Question

A mica strip and a polysterene strip are fitted on the two slits of a double slit apparatus. The thickness of the strips is 0.50 mm and the separation between the slits is 0.12 cm. The refractive index of mica and polysterene are 1.58 and 1.55 respectively for the light of wavelength 590 nm which is used in the experiment. The interference is observed on a screen a distance one meter away.

(a) What would be the fringe-width?

(b) At what distance from the centre will the first maximum be located?

Answer 1

(a) 0.492 mm (b) 12.99 mm

Answer 2

(a) The fringe-width ($\beta$) in a double-slit interference setup is given by the formula $\beta = \frac{\lambda D}{d}$, where $\lambda$ is the wavelength of light, $D$ is the distance from the slits to the screen, and $d$ is the separation between the slits. The presence of the thin strips shifts the fringe pattern but does not change the fringe-width, as the wavelength of light in the region where interference occurs (air) remains $\lambda$. Substitute the given values $\lambda = 590 \times 10^{-9}$ m, $D = 1$ m, and $d = 0.12 \times 10^{-2}$ m into the formula to calculate $\beta$.

(b) The thin strips placed in front of the slits introduce an additional optical path difference. If a strip of thickness $t$ and refractive index $\mu$ is placed in front of a slit, the optical path through the strip is $\mu t$, which is equivalent to a geometric path of $\mu t$ in vacuum. Compared to the path through air of the same thickness $t$ (optical path $t$), the strip introduces an extra optical path of $(\mu - 1)t$. If strips of refractive indices $\mu_1$ and $\mu_2$ and thickness $t$ are placed in front of the two slits, the total optical path difference between the waves from the two slits reaching a point P on the screen at a distance $y$ from the center is $\Delta = \frac{yd}{D} + (\mu_2 - \mu_1)t$ (assuming appropriate assignment of indices and $y$ direction). For a bright fringe (maximum), $\Delta = n\lambda$, where $n$ is an integer. Thus, $\frac{yd}{D} + (\mu_2 - \mu_1)t = n\lambda$. The position of the $n$-th maximum is $y_n = \frac{D}{d} [n\lambda + (\mu_1 - \mu_2)t]$. The central maximum is at $n=0$, so its position is $y_0 = \frac{D}{d}(\mu_1 - \mu_2)t$. The first maximum corresponds to $n=1$. Its position is $y_1 = \frac{D}{d} [\lambda + (\mu_1 - \mu_2)t] = y_0 + \beta$. Assuming mica ($\mu_1 = 1.58$) is in front of one slit and polysterene ($\mu_2 = 1.55$) is in front of the other, calculate $y_0$ using the given values of $D, d, \mu_1, \mu_2, t$. Then calculate $y_1 = y_0 + \beta$. The distance from the center is $|y_1|$.

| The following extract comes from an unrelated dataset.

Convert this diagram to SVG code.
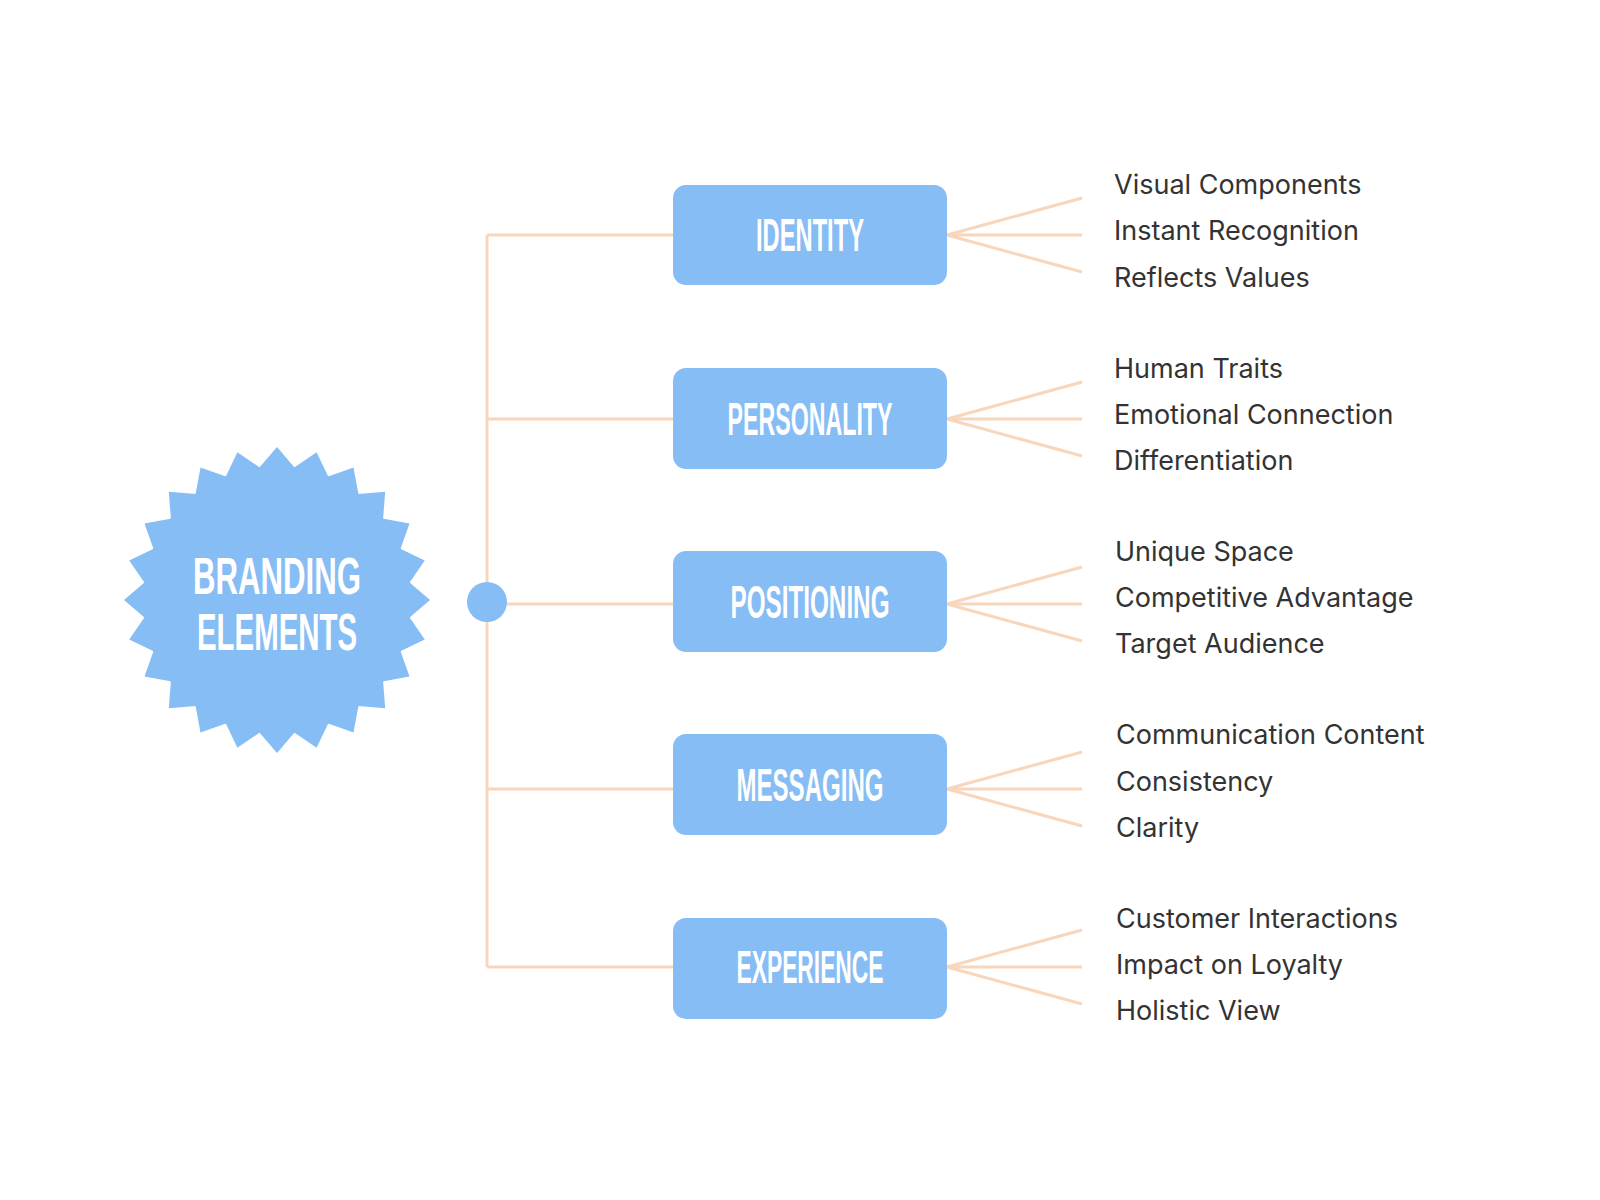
<svg xmlns="http://www.w3.org/2000/svg" xmlns:xlink="http://www.w3.org/1999/xlink" width="1600" height="1200" viewBox="0 0 1600 1200">
<style>
.c{stroke:#F8D6BC;stroke-width:3;fill:none}
.box{fill:#87BDF5}
.bl{font-family:"Liberation Sans",sans-serif;font-weight:bold;fill:#fff;text-anchor:middle}
.it{font-family:Inter,"Liberation Sans",sans-serif;font-size:27px;fill:#333}
</style>
<defs>
<polygon id="sp" points="277,447 295,468 277,482 259,468" fill="#87BDF5"/>
</defs>
<rect width="1600" height="1200" fill="#fff"/>
<g id="connectors">
<path class="c" d="M487,235V967M487,235H673M487,419H673M487,604H673M487,789H673M487,967H673"/>
<path class="c" d="M947,235L1082,198M947,235H1082M947,235L1082,272M947,419L1082,382M947,419H1082M947,419L1082,456M947,604L1082,567M947,604H1082M947,604L1082,641M947,789L1082,752M947,789H1082M947,789L1082,826M947,967L1082,930M947,967H1082M947,967L1082,1004"/>
</g>
<g id="branding">
<circle cx="277" cy="600" r="134" fill="#87BDF5"/>
<use xlink:href="#sp"/><use xlink:href="#sp" transform="rotate(15 277 600)"/><use xlink:href="#sp" transform="rotate(30 277 600)"/><use xlink:href="#sp" transform="rotate(45 277 600)"/><use xlink:href="#sp" transform="rotate(60 277 600)"/><use xlink:href="#sp" transform="rotate(75 277 600)"/><use xlink:href="#sp" transform="rotate(90 277 600)"/><use xlink:href="#sp" transform="rotate(105 277 600)"/><use xlink:href="#sp" transform="rotate(120 277 600)"/><use xlink:href="#sp" transform="rotate(135 277 600)"/><use xlink:href="#sp" transform="rotate(150 277 600)"/><use xlink:href="#sp" transform="rotate(165 277 600)"/><use xlink:href="#sp" transform="rotate(180 277 600)"/><use xlink:href="#sp" transform="rotate(195 277 600)"/><use xlink:href="#sp" transform="rotate(210 277 600)"/><use xlink:href="#sp" transform="rotate(225 277 600)"/><use xlink:href="#sp" transform="rotate(240 277 600)"/><use xlink:href="#sp" transform="rotate(255 277 600)"/><use xlink:href="#sp" transform="rotate(270 277 600)"/><use xlink:href="#sp" transform="rotate(285 277 600)"/><use xlink:href="#sp" transform="rotate(300 277 600)"/><use xlink:href="#sp" transform="rotate(315 277 600)"/><use xlink:href="#sp" transform="rotate(330 277 600)"/><use xlink:href="#sp" transform="rotate(345 277 600)"/>
<text class="bl" x="277" y="594" font-size="52" textLength="168" lengthAdjust="spacingAndGlyphs">BRANDING</text>
<text class="bl" x="277" y="650" font-size="52" textLength="160" lengthAdjust="spacingAndGlyphs">ELEMENTS</text>
</g>
<g id="hub"><circle cx="487" cy="602" r="20" fill="#87BDF5"/></g>
<g id="identity"><rect class="box" x="673" y="185" width="274" height="100" rx="13"/><text class="bl" x="810" y="251" font-size="47" textLength="108" lengthAdjust="spacingAndGlyphs">IDENTITY</text>
<text class="it" x="1114" y="194">Visual Components</text><text class="it" x="1114" y="240">Instant Recognition</text><text class="it" x="1114" y="287">Reflects Values</text></g>
<g id="personality"><rect class="box" x="673" y="368" width="274" height="101" rx="13"/><text class="bl" x="810" y="435" font-size="47" textLength="165" lengthAdjust="spacingAndGlyphs">PERSONALITY</text>
<text class="it" x="1114" y="378">Human Traits</text><text class="it" x="1114" y="424">Emotional Connection</text><text class="it" x="1114" y="470">Differentiation</text></g>
<g id="positioning"><rect class="box" x="673" y="551" width="274" height="101" rx="13"/><text class="bl" x="810" y="618" font-size="47" textLength="159" lengthAdjust="spacingAndGlyphs">POSITIONING</text>
<text class="it" x="1115" y="561">Unique Space</text><text class="it" x="1115" y="607">Competitive Advantage</text><text class="it" x="1115" y="653">Target Audience</text></g>
<g id="messaging"><rect class="box" x="673" y="734" width="274" height="101" rx="13"/><text class="bl" x="810" y="801" font-size="47" textLength="147" lengthAdjust="spacingAndGlyphs">MESSAGING</text>
<text class="it" x="1116" y="744">Communication Content</text><text class="it" x="1116" y="791">Consistency</text><text class="it" x="1116" y="837">Clarity</text></g>
<g id="experience"><rect class="box" x="673" y="918" width="274" height="101" rx="13"/><text class="bl" x="810" y="983" font-size="47" textLength="147" lengthAdjust="spacingAndGlyphs">EXPERIENCE</text>
<text class="it" x="1116" y="928">Customer Interactions</text><text class="it" x="1116" y="974">Impact on Loyalty</text><text class="it" x="1116" y="1020">Holistic View</text></g>
</svg>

Answer: (a) The fringe-width is calculated as: $\beta = \frac{(590 \times 10^{-9} \text{ m}) \times (1 \text{ m})}{0.12 \times 10^{-2} \text{ m}} = \frac{590 \times 10^{-7}}{0.12} \text{ m} = \frac{59000}{12} \times 10^{-7} \text{ m} = \frac{14750}{3} \times 10^{-7} \text{ m} = 4916.67 \times 10^{-7} \text{ m} = 0.491667 \times 10^{-3} \text{ m} = 0.491667$ mm. Rounding to three significant figures, the fringe-width is 0.492 mm.

(b) The position of the central maximum ($n=0$) is $y_0 = \frac{D}{d}(\mu_1 - \mu_2)t$. Let $\mu_1 = 1.58$ (mica) and $\mu_2 = 1.55$ (polysterene). $y_0 = \frac{1 \text{ m}}{0.12 \times 10^{-2} \text{ m}} \times (1.58 - 1.55) \times (0.50 \times 10^{-3} \text{ m})$ $y_0 = \frac{1}{0.0012} \times 0.03 \times 0.0005 \text{ m} = \frac{0.000015}{0.0012} \text{ m} = \frac{15 \times 10^{-6}}{12 \times 10^{-4}} \text{ m} = 1.25 \times 10^{-2} \text{ m} = 0.0125 \text{ m} = 12.5$ mm. The position of the first maximum ($n=1$) from the center is $y_1 = y_0 + \beta$. $y_1 = 12.5 \text{ mm} + 0.491667 \text{ mm} = 12.991667 \text{ mm}$. Rounding to three significant figures, the distance of the first maximum from the center is 12.99 mm.